● What you should do: Print the listing as it stands, omitting all images.

Records with drawing code:
▼
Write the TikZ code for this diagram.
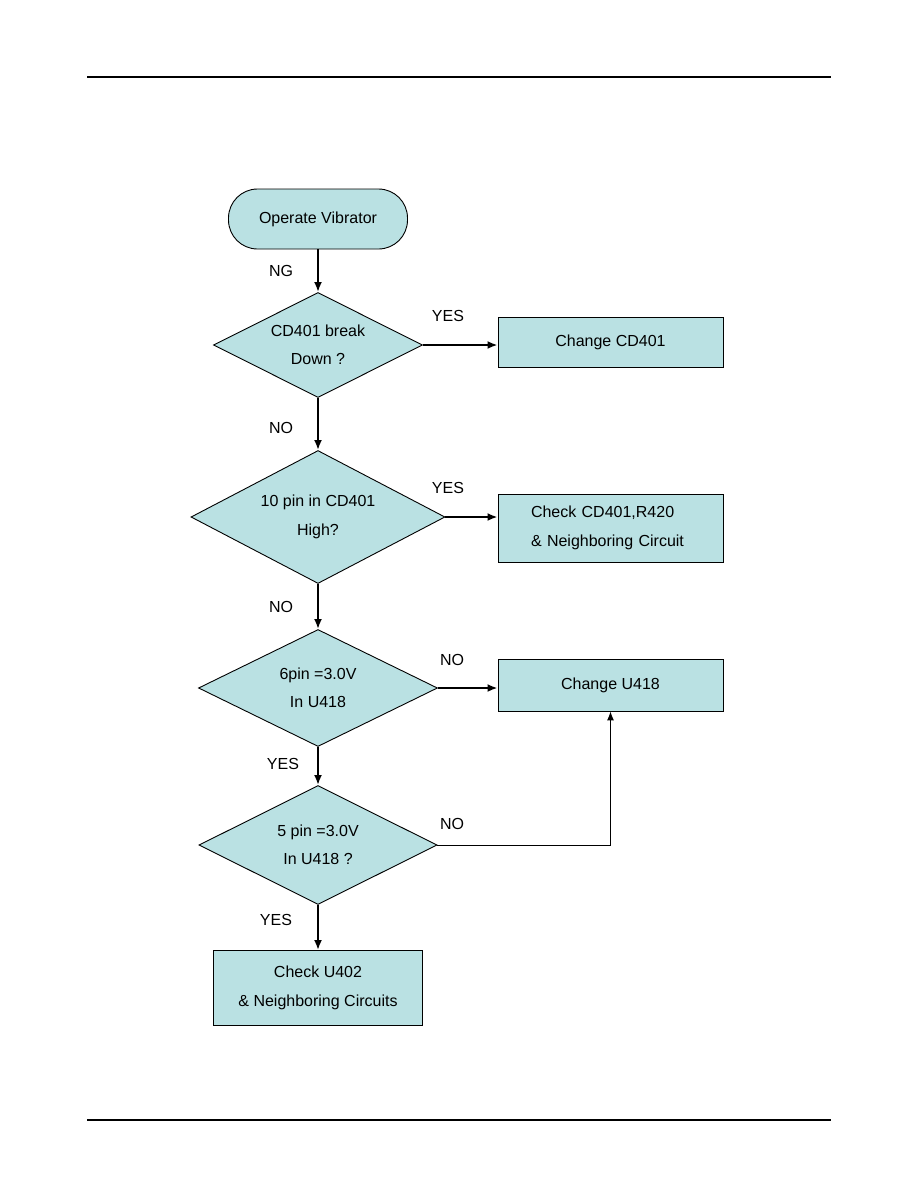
\documentclass[tikz,border=0pt]{standalone}
\usepackage{fontspec}
\setmainfont{Liberation Sans}
\usetikzlibrary{arrows.meta,shapes.geometric,positioning}
\definecolor{flowfill}{RGB}{186,225,227}

\begin{document}
\begin{tikzpicture}[x=1pt,y=-1pt,
  every node/.style={font=\fontsize{16}{28.5}\selectfont},
  base/.style={draw, fill=flowfill, line width=0.9pt, inner sep=0pt, align=center},
  term/.style={base, rectangle, rounded corners=29pt, minimum width=179pt, minimum height=60pt},
  decide/.style={base, diamond, aspect=2},
  proc/.style={base, rectangle, minimum width=225pt},
  flow/.style={-{Latex[length=10pt,width=8pt]}, line width=2pt},
  thinflow/.style={-{Latex[length=9pt,width=7pt]}, line width=1pt},
  lbl/.style={inner sep=0pt}]
\useasboundingbox (0,0) rectangle (918,1188);
% page rules
\draw[line width=1.2pt] (87,77) -- (831,77);
\draw[line width=1.2pt] (87,1120) -- (831,1120);

% main column
\node[term] (start) at (318,219) {Operate Vibrator};
\node[decide, minimum width=209pt, minimum height=105pt] (q1) at (318,345) {CD401 break\\Down ?};
\node[decide, minimum width=254pt, minimum height=133pt] (q2) at (318,517) {10 pin in CD401\\High?};
\node[decide, minimum width=239pt, minimum height=117pt] (q3) at (318,688) {6pin =3.0V\\In U418};
\node[decide, minimum width=238pt, minimum height=119pt] (q4) at (318,845) {5 pin =3.0V\\In U418 ?};
\node[proc, minimum width=209pt, minimum height=75pt] (fix4) at (318,988) {Check U402\\\& Neighboring Circuits};

% actions
\node[proc, minimum height=50pt] (fix1) at (610.5,342) {Change CD401};
\node[proc, minimum height=68pt, text width=159pt, align=left] (fix2) at (610.5,528) {Check CD401,R420\\\& Neighboring Circuit};
\node[proc, minimum height=52pt] (fix3) at (610.5,685) {Change U418};

% connectors
\draw[flow] (start) -- (q1);
\draw[flow] (q1) -- (q2);
\draw[flow] (q2) -- (q3);
\draw[flow] (q3) -- (q4);
\draw[flow] (q4) -- (fix4);
\draw[flow] (q1.east) -- (q1.east -| fix1.west);
\draw[flow] (q2.east) -- (q2.east -| fix2.west);
\draw[flow] (q3.east) -- (q3.east -| fix3.west);
\draw[thinflow] (q4.east) -| (fix3.south);

% answers
\node[lbl] (ng) at (281,271) {NG};
\node[lbl] (no1) at (281,428) {NO};
\node[lbl] (yes1) at (448,316) {YES};
\node[lbl] (yes2) at (448,488) {YES};
\node[lbl] (no2) at (281,607) {NO};
\node[lbl] (no3) at (452,660) {NO};
\node[lbl] (yes3) at (283,764) {YES};
\node[lbl] (no4) at (452,824) {NO};
\node[lbl] (yes4) at (276,920) {YES};
\end{tikzpicture}
\end{document}
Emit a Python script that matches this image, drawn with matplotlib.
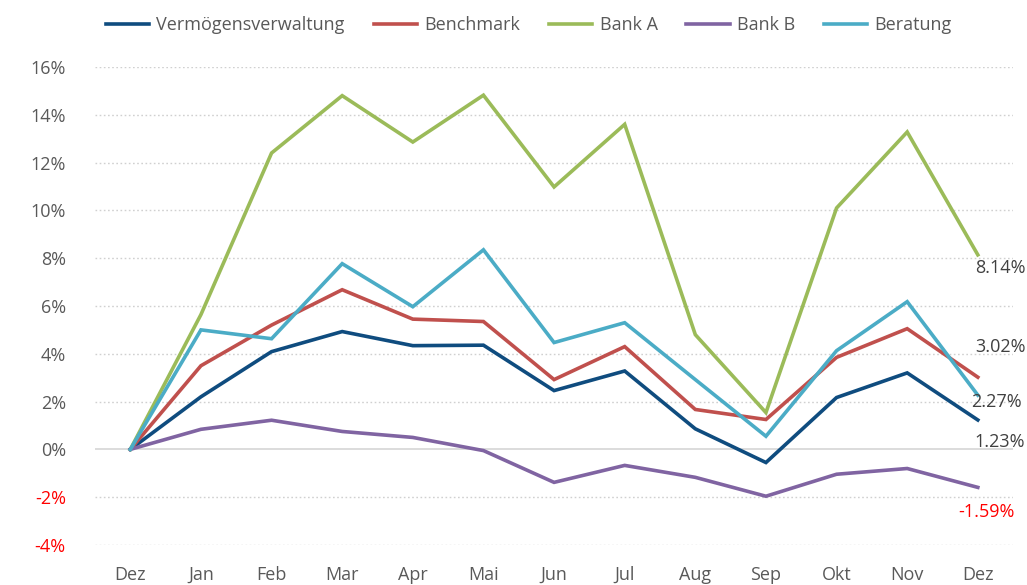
▲
● Solution for this task:
Write the TikZ code for this diagram.
\documentclass[tikz,border=0pt]{standalone}
\usepackage{fontspec}
\setmainfont{Liberation Sans}
\usetikzlibrary{arrows.meta,shapes.geometric,positioning}
\definecolor{flowfill}{RGB}{186,225,227}

\begin{document}
\begin{tikzpicture}[x=1pt,y=-1pt,
  every node/.style={font=\fontsize{16}{28.5}\selectfont},
  base/.style={draw, fill=flowfill, line width=0.9pt, inner sep=0pt, align=center},
  term/.style={base, rectangle, rounded corners=29pt, minimum width=179pt, minimum height=60pt},
  decide/.style={base, diamond, aspect=2},
  proc/.style={base, rectangle, minimum width=225pt},
  flow/.style={-{Latex[length=10pt,width=8pt]}, line width=2pt},
  thinflow/.style={-{Latex[length=9pt,width=7pt]}, line width=1pt},
  lbl/.style={inner sep=0pt}]
\useasboundingbox (0,0) rectangle (918,1188);
% page rules
\draw[line width=1.2pt] (87,77) -- (831,77);
\draw[line width=1.2pt] (87,1120) -- (831,1120);

% main column
\node[term] (start) at (318,219) {Operate Vibrator};
\node[decide, minimum width=209pt, minimum height=105pt] (q1) at (318,345) {CD401 break\\Down ?};
\node[decide, minimum width=254pt, minimum height=133pt] (q2) at (318,517) {10 pin in CD401\\High?};
\node[decide, minimum width=239pt, minimum height=117pt] (q3) at (318,688) {6pin =3.0V\\In U418};
\node[decide, minimum width=238pt, minimum height=119pt] (q4) at (318,845) {5 pin =3.0V\\In U418 ?};
\node[proc, minimum width=209pt, minimum height=75pt] (fix4) at (318,988) {Check U402\\\& Neighboring Circuits};

% actions
\node[proc, minimum height=50pt] (fix1) at (610.5,342) {Change CD401};
\node[proc, minimum height=68pt, text width=159pt, align=left] (fix2) at (610.5,528) {Check CD401,R420\\\& Neighboring Circuit};
\node[proc, minimum height=52pt] (fix3) at (610.5,685) {Change U418};

% connectors
\draw[flow] (start) -- (q1);
\draw[flow] (q1) -- (q2);
\draw[flow] (q2) -- (q3);
\draw[flow] (q3) -- (q4);
\draw[flow] (q4) -- (fix4);
\draw[flow] (q1.east) -- (q1.east -| fix1.west);
\draw[flow] (q2.east) -- (q2.east -| fix2.west);
\draw[flow] (q3.east) -- (q3.east -| fix3.west);
\draw[thinflow] (q4.east) -| (fix3.south);

% answers
\node[lbl] (ng) at (281,271) {NG};
\node[lbl] (no1) at (281,428) {NO};
\node[lbl] (yes1) at (448,316) {YES};
\node[lbl] (yes2) at (448,488) {YES};
\node[lbl] (no2) at (281,607) {NO};
\node[lbl] (no3) at (452,660) {NO};
\node[lbl] (yes3) at (283,764) {YES};
\node[lbl] (no4) at (452,824) {NO};
\node[lbl] (yes4) at (276,920) {YES};
\end{tikzpicture}
\end{document}
Emit a Python script that matches this image, drawn with matplotlib.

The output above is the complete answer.